_Problem statement_
It is required that the lines from the top of the listing through the line with "PieChart, Pie, Cell" be reproduced exactly, excluding pictures.

_Data excerpt_

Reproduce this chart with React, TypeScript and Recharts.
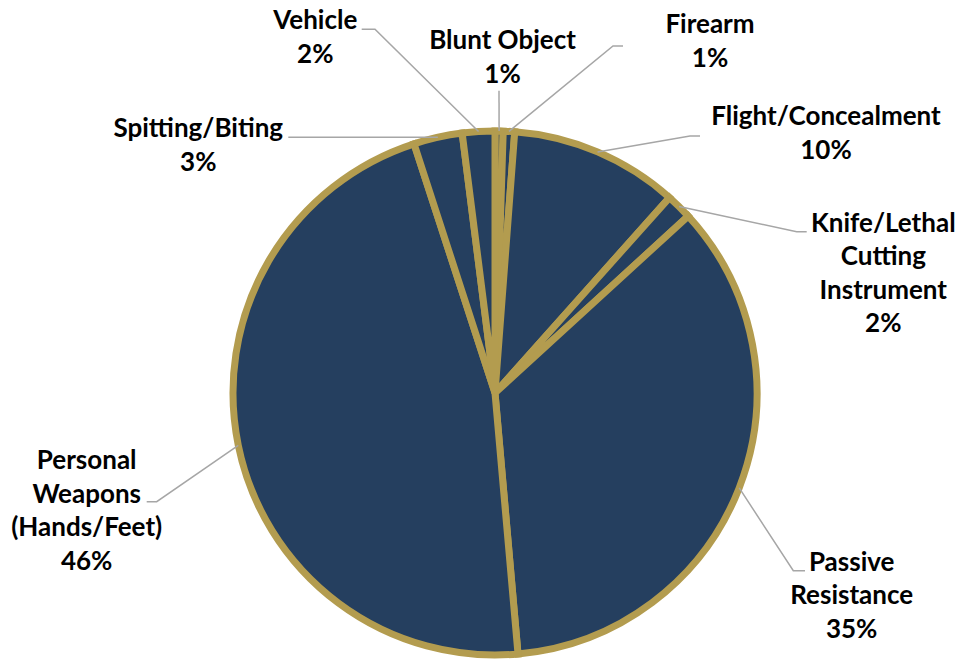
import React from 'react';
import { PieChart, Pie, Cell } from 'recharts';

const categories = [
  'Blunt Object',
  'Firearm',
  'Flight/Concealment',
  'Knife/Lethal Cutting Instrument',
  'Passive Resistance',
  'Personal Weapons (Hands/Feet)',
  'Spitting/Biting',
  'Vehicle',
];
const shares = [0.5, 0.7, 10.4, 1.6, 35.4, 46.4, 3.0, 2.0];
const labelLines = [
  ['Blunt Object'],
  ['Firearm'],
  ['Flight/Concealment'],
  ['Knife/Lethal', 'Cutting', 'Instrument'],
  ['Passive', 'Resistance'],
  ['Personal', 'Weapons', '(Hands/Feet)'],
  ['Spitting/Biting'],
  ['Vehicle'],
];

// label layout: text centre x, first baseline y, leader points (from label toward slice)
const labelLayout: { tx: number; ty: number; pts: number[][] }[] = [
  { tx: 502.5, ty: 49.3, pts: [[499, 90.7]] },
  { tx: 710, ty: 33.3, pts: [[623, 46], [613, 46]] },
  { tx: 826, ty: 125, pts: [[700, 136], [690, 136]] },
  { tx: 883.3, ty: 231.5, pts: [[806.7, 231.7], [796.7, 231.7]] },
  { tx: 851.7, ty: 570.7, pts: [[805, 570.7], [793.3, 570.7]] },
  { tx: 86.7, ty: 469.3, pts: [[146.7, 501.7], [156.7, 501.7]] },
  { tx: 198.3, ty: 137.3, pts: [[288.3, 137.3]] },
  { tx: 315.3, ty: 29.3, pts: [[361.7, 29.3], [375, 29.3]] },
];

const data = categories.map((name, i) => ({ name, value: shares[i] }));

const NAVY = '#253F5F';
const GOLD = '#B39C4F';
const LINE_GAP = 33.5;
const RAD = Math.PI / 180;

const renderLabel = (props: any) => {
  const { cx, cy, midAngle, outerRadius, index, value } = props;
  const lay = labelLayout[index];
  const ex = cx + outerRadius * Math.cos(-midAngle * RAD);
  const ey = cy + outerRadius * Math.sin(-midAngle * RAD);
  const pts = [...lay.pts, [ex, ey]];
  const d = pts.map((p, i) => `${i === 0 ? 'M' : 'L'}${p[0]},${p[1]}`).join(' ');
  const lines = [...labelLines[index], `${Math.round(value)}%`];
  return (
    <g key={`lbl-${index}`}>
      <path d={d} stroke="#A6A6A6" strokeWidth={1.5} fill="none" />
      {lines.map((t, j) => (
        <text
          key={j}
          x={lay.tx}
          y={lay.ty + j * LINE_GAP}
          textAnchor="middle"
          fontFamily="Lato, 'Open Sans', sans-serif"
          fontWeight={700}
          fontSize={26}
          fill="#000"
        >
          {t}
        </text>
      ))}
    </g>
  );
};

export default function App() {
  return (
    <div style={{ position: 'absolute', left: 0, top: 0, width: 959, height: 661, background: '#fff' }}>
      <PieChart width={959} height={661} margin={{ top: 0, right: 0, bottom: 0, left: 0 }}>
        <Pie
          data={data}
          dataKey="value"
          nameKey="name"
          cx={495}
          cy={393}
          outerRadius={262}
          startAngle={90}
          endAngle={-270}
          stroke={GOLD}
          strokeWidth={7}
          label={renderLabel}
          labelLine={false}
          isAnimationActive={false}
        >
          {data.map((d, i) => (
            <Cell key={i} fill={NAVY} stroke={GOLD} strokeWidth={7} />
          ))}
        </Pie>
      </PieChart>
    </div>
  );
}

_Solution to the problem_
Reproduce this chart with React, TypeScript and Recharts.
import React from 'react';
import { PieChart, Pie, Cell } from 'recharts';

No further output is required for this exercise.